* [The task] Print the listing from its top line through the line containing "['0', '0.05', '0.10', '0.15', '0.20', '0.25', '0.30'];", nothing more, and leave out the pictures.

==== Collected material

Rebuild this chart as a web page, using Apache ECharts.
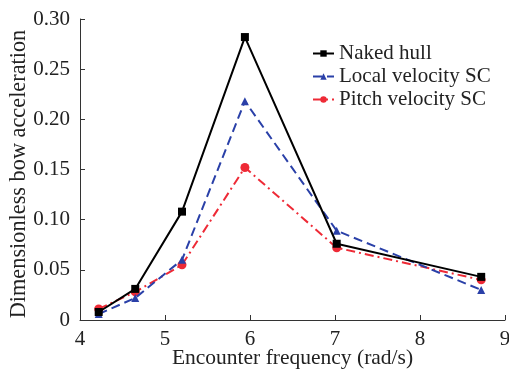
<!DOCTYPE html>
<html><head><meta charset="utf-8">
<script src="https://cdn.jsdelivr.net/npm/echarts@6/dist/echarts.min.js"></script>
<style>html,body{margin:0;padding:0;background:#fff}#c{width:509px;height:370px}</style>
</head><body><div id="c"></div>
<script>
const freq = [4.22, 4.65, 5.2, 5.94, 7.02, 8.72];
const nakedHull = [0.008, 0.031, 0.108, 0.282, 0.076, 0.043];
const localSC = [0.006, 0.022, 0.060, 0.218, 0.089, 0.030];
const pitchSC = [0.011, 0.028, 0.055, 0.152, 0.072, 0.040];
const xTicks = [4, 5, 6, 7, 8, 9];
const yTicks = ['0', '0.05', '0.10', '0.15', '0.20', '0.25', '0.30'];

const font = 'Liberation Serif';
const pair = a => freq.map((f, i) => [f, a[i]]);
const chart = echarts.init(document.getElementById('c'));
chart.setOption({
  animation: false,
  textStyle: {fontFamily: font},
  grid: {left: 80, right: 4, top: 19, bottom: 50, containLabel: false, outerBoundsMode: 'none'},
  legend: {
    orient: 'vertical', left: 307, top: 38, itemGap: 2, itemWidth: 21, itemHeight: 8,
    textStyle: {fontFamily: font, fontSize: 21, color: '#222'},
    data: ['Naked hull', 'Local velocity SC', 'Pitch velocity SC']
  },
  xAxis: {
    type: 'value', min: 4, max: 9, interval: 1,
    name: 'Encounter frequency (rad/s)', nameLocation: 'middle', nameGap: 27, nameMoveOverlap: false,
    nameTextStyle: {fontFamily: font, fontSize: 21.5, color: '#222'},
    axisLine: {lineStyle: {color: '#333', width: 1}},
    axisTick: {inside: true, length: 5, lineStyle: {color: '#333'}},
    axisLabel: {fontFamily: font, fontSize: 21, color: '#222', margin: 9,
      formatter: v => xTicks.includes(v) ? String(v) : ''},
    splitLine: {show: false}
  },
  yAxis: {
    type: 'value', min: 0, max: 0.30, interval: 0.05,
    name: 'Dimensionless bow acceleration', nameLocation: 'middle', nameGap: 50, nameMoveOverlap: false,
    nameTextStyle: {fontFamily: font, fontSize: 22.3, color: '#222', padding: [0, 9, 0, 0]},
    axisLine: {show: true, lineStyle: {color: '#333', width: 1}},
    axisTick: {show: true, inside: true, length: 5, lineStyle: {color: '#333'}},
    axisLabel: {fontFamily: font, fontSize: 21, color: '#222', margin: 10,
      formatter: v => yTicks[Math.round(v / 0.05)]},
    splitLine: {show: false}
  },
  series: [
    {name: 'Naked hull', type: 'line', data: pair(nakedHull), symbol: 'rect', symbolSize: 8,
      itemStyle: {color: '#000'}, lineStyle: {color: '#000', width: 2, type: 'solid'}, z: 3},
    {name: 'Local velocity SC', type: 'line', data: pair(localSC), symbol: 'triangle', symbolSize: 8,
      itemStyle: {color: '#2a40a8'}, lineStyle: {color: '#2a40a8', width: 2, type: [9, 5]}, z: 2},
    {name: 'Pitch velocity SC', type: 'line', data: pair(pitchSC), symbol: 'circle', symbolSize: 9,
      itemStyle: {color: '#ee2a36'}, lineStyle: {color: '#ee2a36', width: 2, type: [9, 4, 2, 4]}, z: 1}
  ]
});
</script></body></html>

========

* [Response to the exercise]
Rebuild this chart as a web page, using Apache ECharts.
<!DOCTYPE html>
<html><head><meta charset="utf-8">
<script src="https://cdn.jsdelivr.net/npm/echarts@6/dist/echarts.min.js"></script>
<style>html,body{margin:0;padding:0;background:#fff}#c{width:509px;height:370px}</style>
</head><body><div id="c"></div>
<script>
const freq = [4.22, 4.65, 5.2, 5.94, 7.02, 8.72];
const nakedHull = [0.008, 0.031, 0.108, 0.282, 0.076, 0.043];
const localSC = [0.006, 0.022, 0.060, 0.218, 0.089, 0.030];
const pitchSC = [0.011, 0.028, 0.055, 0.152, 0.072, 0.040];
const xTicks = [4, 5, 6, 7, 8, 9];
const yTicks = ['0', '0.05', '0.10', '0.15', '0.20', '0.25', '0.30'];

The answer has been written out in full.